DIRECTIONS:
Print the material below exactly as it stands, please, from its first line to the line holding "0.10, 0.29, 0.17, -0.05];", with no pictures.

....................

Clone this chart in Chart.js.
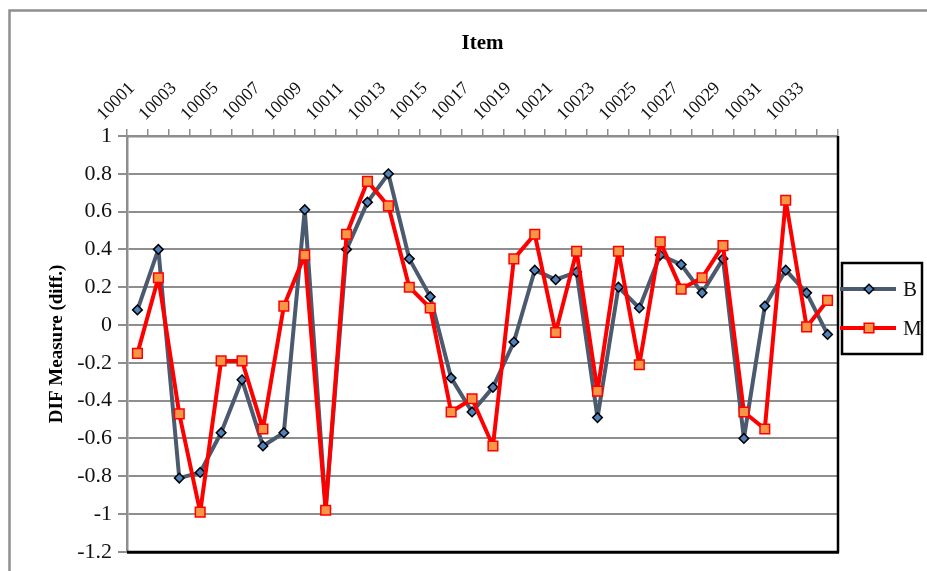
<!DOCTYPE html>
<html>
<head>
<meta charset="utf-8">
<script src="https://cdn.jsdelivr.net/npm/chart.js"></script>
<style>
  html, body { margin: 0; padding: 0; background: #fff; }
  #wrap { width: 927px; height: 571px; position: relative; }
</style>
</head>
<body>
<div id="wrap"><canvas id="dif-chart" width="927" height="571"></canvas></div>
<script>
const items = ['10001', '10002', '10003', '10004', '10005', '10006', '10007', '10008', '10009', '10010',
  '10011', '10012', '10013', '10014', '10015', '10016', '10017', '10018', '10019', '10020',
  '10021', '10022', '10023', '10024', '10025', '10026', '10027', '10028', '10029', '10030',
  '10031', '10032', '10033', '10034'];

const seriesB = [0.08, 0.40, -0.81, -0.78, -0.57, -0.29, -0.64, -0.57, 0.61, -0.97,
  0.40, 0.65, 0.80, 0.35, 0.15, -0.28, -0.46, -0.33, -0.09, 0.29,
  0.24, 0.28, -0.49, 0.20, 0.09, 0.37, 0.32, 0.17, 0.35, -0.60,
  0.10, 0.29, 0.17, -0.05];

const seriesM = [-0.15, 0.25, -0.47, -0.99, -0.19, -0.19, -0.55, 0.10, 0.37, -0.98,
  0.48, 0.76, 0.63, 0.20, 0.09, -0.46, -0.39, -0.64, 0.35, 0.48,
  -0.04, 0.39, -0.35, 0.39, -0.21, 0.44, 0.19, 0.25, 0.42, -0.46,
  -0.55, 0.66, -0.01, 0.13];

const yRange = [-1.2, 1];
const yStep = 0.2;

const serif = "'Liberation Serif', 'Times New Roman', serif";
const axisGray = '#8e8e8e';

// gray frame round the whole picture, open to the right and bottom
const outerFrame = {
  id: 'outerFrame',
  beforeDraw(chart) {
    const ctx = chart.ctx;
    ctx.save();
    ctx.strokeStyle = '#8f8f8f';
    ctx.lineWidth = 2.5;
    ctx.strokeRect(9.5, 10.5, chart.width + 20, chart.height + 20);
    ctx.restore();
  }
};

// black right and bottom edges of the plot area
const plotEdges = {
  id: 'plotEdges',
  beforeDatasetsDraw(chart) {
    const {ctx, chartArea: a} = chart;
    ctx.save();
    ctx.strokeStyle = '#000';
    ctx.lineWidth = 3;
    ctx.beginPath();
    ctx.moveTo(a.left, a.bottom + 0.5);
    ctx.lineTo(a.right + 1, a.bottom + 0.5);
    ctx.stroke();
    ctx.lineWidth = 2.5;
    ctx.beginPath();
    ctx.moveTo(a.right, a.top);
    ctx.lineTo(a.right, a.bottom + 1);
    ctx.stroke();
    ctx.restore();
  }
};

// legend in a black box, line + marker like the office chart
const boxedLegend = {
  id: 'boxedLegend',
  afterDraw(chart) {
    const {ctx, chartArea: a} = chart;
    const left = a.right + 4;
    const top = a.top + 127;
    ctx.save();
    ctx.strokeStyle = '#000';
    ctx.lineWidth = 2.5;
    ctx.strokeRect(left, top, 80, 91);

    chart.data.datasets.forEach((ds, i) => {
      const y = top + 26 + i * 39;
      ctx.strokeStyle = ds.borderColor;
      ctx.lineWidth = ds.borderWidth;
      ctx.beginPath();
      ctx.moveTo(left - 2, y);
      ctx.lineTo(left + 54, y);
      ctx.stroke();

      ctx.fillStyle = ds.pointBackgroundColor;
      ctx.strokeStyle = ds.pointBorderColor;
      ctx.lineWidth = ds.pointBorderWidth;
      Chart.helpers.drawPoint(ctx, {
        pointStyle: ds.pointStyle,
        radius: ds.pointRadius,
        rotation: 0,
        borderWidth: ds.pointBorderWidth
      }, left + 27, y);

      ctx.fillStyle = '#111';
      ctx.font = '21px ' + serif;
      ctx.textAlign = 'left';
      ctx.textBaseline = 'middle';
      ctx.fillText(ds.label, left + 61, y + 1);
    });
    ctx.restore();
  }
};

new Chart(document.getElementById('dif-chart').getContext('2d'), {
  type: 'line',
  data: {
    labels: items,
    datasets: [
      {
        label: 'B',
        data: seriesB,
        order: 1,
        borderColor: '#4b5a6e',
        borderWidth: 4,
        borderJoinStyle: 'round',
        tension: 0,
        pointStyle: 'rectRot',
        pointRadius: 4.8,
        pointBackgroundColor: '#4f81bd',
        pointBorderColor: '#000',
        pointBorderWidth: 1.5
      },
      {
        label: 'M',
        data: seriesM,
        order: 0,
        borderColor: '#ff0000',
        borderWidth: 4,
        borderJoinStyle: 'round',
        tension: 0,
        pointStyle: 'rect',
        pointRadius: 6.8,
        pointBackgroundColor: '#f79646',
        pointBorderColor: '#ff0000',
        pointBorderWidth: 1.5
      }
    ]
  },
  options: {
    responsive: false,
    animation: false,
    layout: {
      padding: {left: 0, top: 0, right: 89, bottom: 19}
    },
    scales: {
      x: {
        position: 'top',
        offset: true,
        grid: {
          offset: true,
          drawOnChartArea: false,
          drawTicks: true,
          tickLength: 7,
          color: axisGray,
          lineWidth: 1.5
        },
        border: {color: axisGray, width: 2.5},
        ticks: {
          autoSkip: false,
          minRotation: 45,
          maxRotation: 45,
          padding: 4,
          labelOffset: -22,
          color: '#111',
          font: {family: serif, size: 18},
          callback: (value, index) => index % 2 === 0 ? items[index] : ''
        },
        title: {
          display: true,
          text: 'Item',
          color: '#000',
          font: {family: serif, size: 21, weight: 'bold'},
          padding: {top: 31, bottom: 0}
        },
        afterFit: scale => { scale.height = 136; }
      },
      y: {
        min: yRange[0],
        max: yRange[1],
        grid: {
          color: axisGray,
          lineWidth: 2,
          drawTicks: true,
          tickLength: 9
        },
        border: {color: axisGray, width: 2.5},
        ticks: {
          stepSize: yStep,
          padding: 6,
          color: '#111',
          font: {family: serif, size: 22},
          callback: value => String(Math.round(value * 10) / 10)
        },
        title: {
          display: true,
          text: 'DIF Measure (diff.)',
          color: '#000',
          font: {family: serif, size: 19, weight: 'bold'},
          padding: {top: 46, bottom: 0}
        },
        afterFit: scale => { scale.width = 127; }
      }
    },
    plugins: {
      legend: {display: false},
      tooltip: {enabled: false}
    }
  },
  plugins: [outerFrame, plotEdges, boxedLegend]
});
</script>
</body>
</html>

....................

OUTPUT BELOW:
Clone this chart in Chart.js.
<!DOCTYPE html>
<html>
<head>
<meta charset="utf-8">
<script src="https://cdn.jsdelivr.net/npm/chart.js"></script>
<style>
  html, body { margin: 0; padding: 0; background: #fff; }
  #wrap { width: 927px; height: 571px; position: relative; }
</style>
</head>
<body>
<div id="wrap"><canvas id="dif-chart" width="927" height="571"></canvas></div>
<script>
const items = ['10001', '10002', '10003', '10004', '10005', '10006', '10007', '10008', '10009', '10010',
  '10011', '10012', '10013', '10014', '10015', '10016', '10017', '10018', '10019', '10020',
  '10021', '10022', '10023', '10024', '10025', '10026', '10027', '10028', '10029', '10030',
  '10031', '10032', '10033', '10034'];

const seriesB = [0.08, 0.40, -0.81, -0.78, -0.57, -0.29, -0.64, -0.57, 0.61, -0.97,
  0.40, 0.65, 0.80, 0.35, 0.15, -0.28, -0.46, -0.33, -0.09, 0.29,
  0.24, 0.28, -0.49, 0.20, 0.09, 0.37, 0.32, 0.17, 0.35, -0.60,
  0.10, 0.29, 0.17, -0.05];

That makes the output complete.